Young did not believe that simply expanding education would solve the problems of growing inequality and the emergence of a credentialed class. If degrees became empty badges, they could humiliate just as effectively as exclusion had done earlier — especially when graduates discovered that their qualifications conferred neither status nor security.
Written almost seven decades ago, “The Rise of the Meritocracy” has proven to be a prescient work. Young brought to the fore something very discomforting. Meritocracy, which we all claim we want, removes the moral alibi for failure. Under an openly class-bound system, injustice is visible and external. If you don’t advance, you can point to immutable structures that worked against you: accent, school, connections, capital. The system may be cruel, but it is at least honest about where power lies. Your dignity survives because your failure is not treated as a verdict on you.

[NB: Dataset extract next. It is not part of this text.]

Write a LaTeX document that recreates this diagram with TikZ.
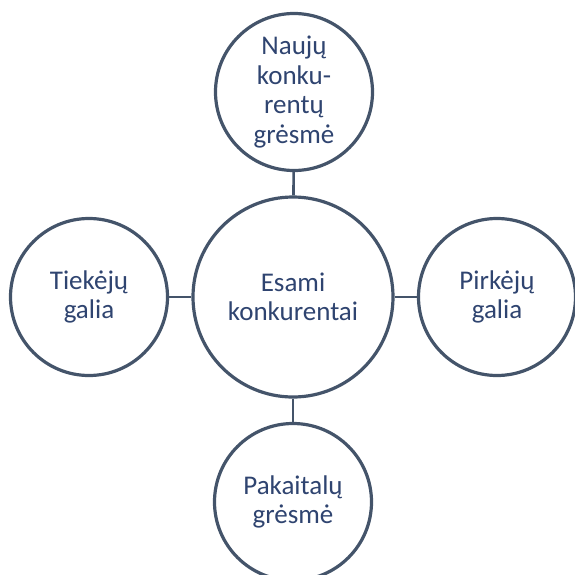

Meritocracy changes that completely. It tells you that the gates are open, the rules are fair, the tests are neutral. If you don’t make it, the conclusion is unavoidable: the deficiency must be yours, and yours alone. You were not bright enough, driven enough, adaptable enough. The cruelty of meritocracy is not that it excludes, but that it makes exclusion feel deserved.
Young argued that this will corrode social solidarity. The winners become morally arrogant, convinced that their success reflects virtue and intelligence rather than contingency and luck. The losers are denied even the consolation of righteous anger. Resentment does not disappear — it is internalized, turning into shame, bitterness or self-contempt. It is a recipe for dystopia.
Michael Young’s “The Rise of the Meritocracy,” though written as a contribution to the contemporary debates on the direction socialism should take once it had rid itself of all remaining vestiges of Marxism, remains relevant today as governments pursue policies punishing one class of people, while rewarding others—policies that have little to do with the inherent merits of either class.